Do you ever get the feeling you'd like to throttle someone, even though you know that technically, the person you want to throttle is not in the wrong? I saw this op-ed piece in last Sunday's Washington Post - from a guy who was issued a written warning for driving too slow on I-95. I think the cop who stopped the guy deserves a commendation... and the driver deserves a special place in Hell! (OK - maybe that's a bit harsh, but read on!)
Saving Gas Could Cost You Money
Sunday, June 22, 2008; B08
There have been a bunch of reports in the media lately, including a June 15 Business article, about "hypermilers": people who try to increase their miles per gallon by altering their driving habits.
I am a modestly committed hypermiler; I have a Honda Insight. It's rated 66 mpg highway, 60 city. Some hypermilers shoot for 100-plus mpg with their Insights. But I am happy to average 70 mpg.
I don't use some of the more controversial tactics:
· I don't roll through stop signs.
· I don't push my car down the hill to start it rolling.
· I don't tailgate tractor-trailers (well, not regularly).
· I confess to driving with a gentle foot, avoiding hard acceleration and hard braking.
Mostly I get my mileage just by slowing down a bit. It not only saves gas, but it's also what various Maryland State Police safety advisories and various eco-Web sites urge me to do. Slowing down is touted as thrifty, patriotic and eco-friendly. Too bad it's also "criminal."
The other night I was on my way to pick up my wife at BWI Airport just after midnight. There was almost no traffic on Interstate 95. I was happily allowing the car to speed up to 65 mph or so going downhill, but not punching the gas going uphill until I got down to about 50 or 55 mph (like the speed pattern of loaded semi-trucks). All of this was going on in the far-right lane.
So what happened? Well, I was pulled over by a Maryland state trooper. After I came to a stop, I sat in my car for three or four minutes with the spotlight from the cruiser in my eyes. When he arrived at my window, the trooper announced that we were being videotaped. It sounded serious.
He asked me why I had been driving 50 mph.
I said, "Saving gas."
"Saving gas?" he repeated.
"Yes, sir," I said. "I'm getting 69 miles per gallon on this trip so far."

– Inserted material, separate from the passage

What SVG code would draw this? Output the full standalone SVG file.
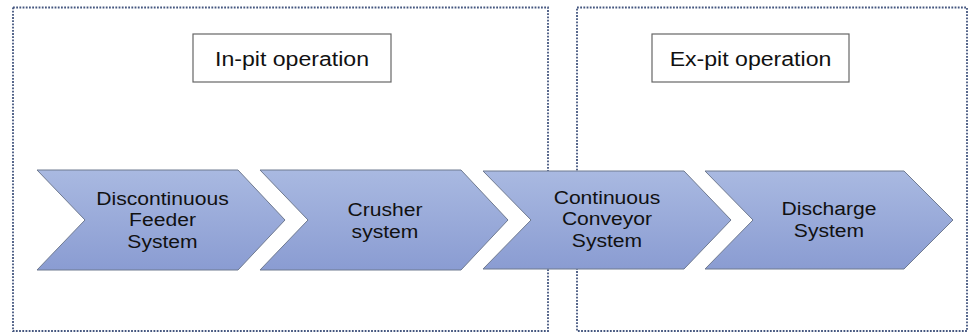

He asked me to tell him my address, which I did, while he compared it to the one on my license.
He went back to his patrol car for what seemed like five minutes. Later he came back, handing me a written traffic violation warning. On my "Violator's Copy," the violation specified was, "TRAVELING 50 MPH."
I could not believe it.
"You're giving me a ticket for driving 50?" I asked him.
"If you're going 10 miles under traffic, you're a danger," he said.
"I've heard of minimum required speeds of 40 and 45, but I've never heard of one at 50."
"You wouldn't believe how many drunk drivers I catch this way," he said.
I replied, "Well, I haven't been drinking."
He snorted, walked back to his patrol car and drove away.
I wish I'd gotten a ticket -- points, fines, things like that. At least then I could have argued it in court. This way I have no recourse.
It seems that to be a good American, I have to drive faster. I need to use more gas. Go figure.
I e-mailed the state police asking about laws relating to minimum speeds. No response. Maybe I should write to the governor or my state legislators. Or maybe I'll just drop it.
I got 70.3 mpg on the trip.
-- Glenn Conrad
Mr Conrad - whatever you do... PLEASE stay out of the left lane!